__STATED TASK__: Below is a listing; copy all of it exactly.
━━━ ENTRIES PROVIDED ━━━
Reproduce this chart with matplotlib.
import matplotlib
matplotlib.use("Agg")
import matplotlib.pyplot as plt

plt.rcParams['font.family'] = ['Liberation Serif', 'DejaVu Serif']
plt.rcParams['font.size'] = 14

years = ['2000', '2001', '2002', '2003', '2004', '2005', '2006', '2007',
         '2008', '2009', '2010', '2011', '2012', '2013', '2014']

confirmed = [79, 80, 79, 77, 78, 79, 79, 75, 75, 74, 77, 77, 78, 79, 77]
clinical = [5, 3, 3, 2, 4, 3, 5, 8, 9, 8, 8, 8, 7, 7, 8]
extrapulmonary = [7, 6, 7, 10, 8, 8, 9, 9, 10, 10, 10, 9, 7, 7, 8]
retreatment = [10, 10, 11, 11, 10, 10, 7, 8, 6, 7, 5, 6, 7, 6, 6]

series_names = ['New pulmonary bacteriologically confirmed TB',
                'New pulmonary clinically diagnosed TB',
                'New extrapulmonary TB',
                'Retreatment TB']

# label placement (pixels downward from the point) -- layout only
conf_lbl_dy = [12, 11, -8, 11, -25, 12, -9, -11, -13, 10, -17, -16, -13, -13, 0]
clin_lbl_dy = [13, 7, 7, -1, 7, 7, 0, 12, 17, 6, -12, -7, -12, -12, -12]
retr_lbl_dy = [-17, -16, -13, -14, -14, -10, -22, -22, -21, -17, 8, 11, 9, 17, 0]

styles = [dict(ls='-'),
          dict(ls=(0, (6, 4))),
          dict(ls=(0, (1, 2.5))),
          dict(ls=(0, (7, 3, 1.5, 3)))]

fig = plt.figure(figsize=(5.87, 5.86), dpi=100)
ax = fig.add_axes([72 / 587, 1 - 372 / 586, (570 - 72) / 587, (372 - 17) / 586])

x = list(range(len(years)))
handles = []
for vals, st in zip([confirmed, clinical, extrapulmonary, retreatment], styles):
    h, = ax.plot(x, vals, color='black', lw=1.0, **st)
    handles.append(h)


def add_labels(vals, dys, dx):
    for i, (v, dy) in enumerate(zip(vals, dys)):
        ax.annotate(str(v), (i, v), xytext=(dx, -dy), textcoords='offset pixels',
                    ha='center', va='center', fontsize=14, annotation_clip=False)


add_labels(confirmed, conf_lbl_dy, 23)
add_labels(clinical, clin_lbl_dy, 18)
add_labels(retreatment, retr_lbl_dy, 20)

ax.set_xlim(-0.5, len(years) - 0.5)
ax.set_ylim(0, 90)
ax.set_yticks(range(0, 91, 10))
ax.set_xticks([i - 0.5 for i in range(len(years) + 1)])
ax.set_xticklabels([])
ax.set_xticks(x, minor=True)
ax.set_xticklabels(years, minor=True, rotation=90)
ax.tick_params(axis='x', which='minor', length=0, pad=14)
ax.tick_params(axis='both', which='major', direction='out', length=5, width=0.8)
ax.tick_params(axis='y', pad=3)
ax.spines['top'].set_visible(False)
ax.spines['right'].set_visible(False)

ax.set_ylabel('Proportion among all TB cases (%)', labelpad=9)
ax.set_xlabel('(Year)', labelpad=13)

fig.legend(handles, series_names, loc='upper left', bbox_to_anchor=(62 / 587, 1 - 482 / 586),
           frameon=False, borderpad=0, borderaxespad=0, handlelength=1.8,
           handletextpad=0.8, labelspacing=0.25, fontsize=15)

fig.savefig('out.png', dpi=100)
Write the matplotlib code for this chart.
━━━
__FULL SOLUTION__:
Reproduce this chart with matplotlib.
import matplotlib
matplotlib.use("Agg")
import matplotlib.pyplot as plt

plt.rcParams['font.family'] = ['Liberation Serif', 'DejaVu Serif']
plt.rcParams['font.size'] = 14

years = ['2000', '2001', '2002', '2003', '2004', '2005', '2006', '2007',
         '2008', '2009', '2010', '2011', '2012', '2013', '2014']

confirmed = [79, 80, 79, 77, 78, 79, 79, 75, 75, 74, 77, 77, 78, 79, 77]
clinical = [5, 3, 3, 2, 4, 3, 5, 8, 9, 8, 8, 8, 7, 7, 8]
extrapulmonary = [7, 6, 7, 10, 8, 8, 9, 9, 10, 10, 10, 9, 7, 7, 8]
retreatment = [10, 10, 11, 11, 10, 10, 7, 8, 6, 7, 5, 6, 7, 6, 6]

series_names = ['New pulmonary bacteriologically confirmed TB',
                'New pulmonary clinically diagnosed TB',
                'New extrapulmonary TB',
                'Retreatment TB']

# label placement (pixels downward from the point) -- layout only
conf_lbl_dy = [12, 11, -8, 11, -25, 12, -9, -11, -13, 10, -17, -16, -13, -13, 0]
clin_lbl_dy = [13, 7, 7, -1, 7, 7, 0, 12, 17, 6, -12, -7, -12, -12, -12]
retr_lbl_dy = [-17, -16, -13, -14, -14, -10, -22, -22, -21, -17, 8, 11, 9, 17, 0]

styles = [dict(ls='-'),
          dict(ls=(0, (6, 4))),
          dict(ls=(0, (1, 2.5))),
          dict(ls=(0, (7, 3, 1.5, 3)))]

fig = plt.figure(figsize=(5.87, 5.86), dpi=100)
ax = fig.add_axes([72 / 587, 1 - 372 / 586, (570 - 72) / 587, (372 - 17) / 586])

x = list(range(len(years)))
handles = []
for vals, st in zip([confirmed, clinical, extrapulmonary, retreatment], styles):
    h, = ax.plot(x, vals, color='black', lw=1.0, **st)
    handles.append(h)


def add_labels(vals, dys, dx):
    for i, (v, dy) in enumerate(zip(vals, dys)):
        ax.annotate(str(v), (i, v), xytext=(dx, -dy), textcoords='offset pixels',
                    ha='center', va='center', fontsize=14, annotation_clip=False)


add_labels(confirmed, conf_lbl_dy, 23)
add_labels(clinical, clin_lbl_dy, 18)
add_labels(retreatment, retr_lbl_dy, 20)

ax.set_xlim(-0.5, len(years) - 0.5)
ax.set_ylim(0, 90)
ax.set_yticks(range(0, 91, 10))
ax.set_xticks([i - 0.5 for i in range(len(years) + 1)])
ax.set_xticklabels([])
ax.set_xticks(x, minor=True)
ax.set_xticklabels(years, minor=True, rotation=90)
ax.tick_params(axis='x', which='minor', length=0, pad=14)
ax.tick_params(axis='both', which='major', direction='out', length=5, width=0.8)
ax.tick_params(axis='y', pad=3)
ax.spines['top'].set_visible(False)
ax.spines['right'].set_visible(False)

ax.set_ylabel('Proportion among all TB cases (%)', labelpad=9)
ax.set_xlabel('(Year)', labelpad=13)

fig.legend(handles, series_names, loc='upper left', bbox_to_anchor=(62 / 587, 1 - 482 / 586),
           frameon=False, borderpad=0, borderaxespad=0, handlelength=1.8,
           handletextpad=0.8, labelspacing=0.25, fontsize=15)

fig.savefig('out.png', dpi=100)
Write the matplotlib code for this chart.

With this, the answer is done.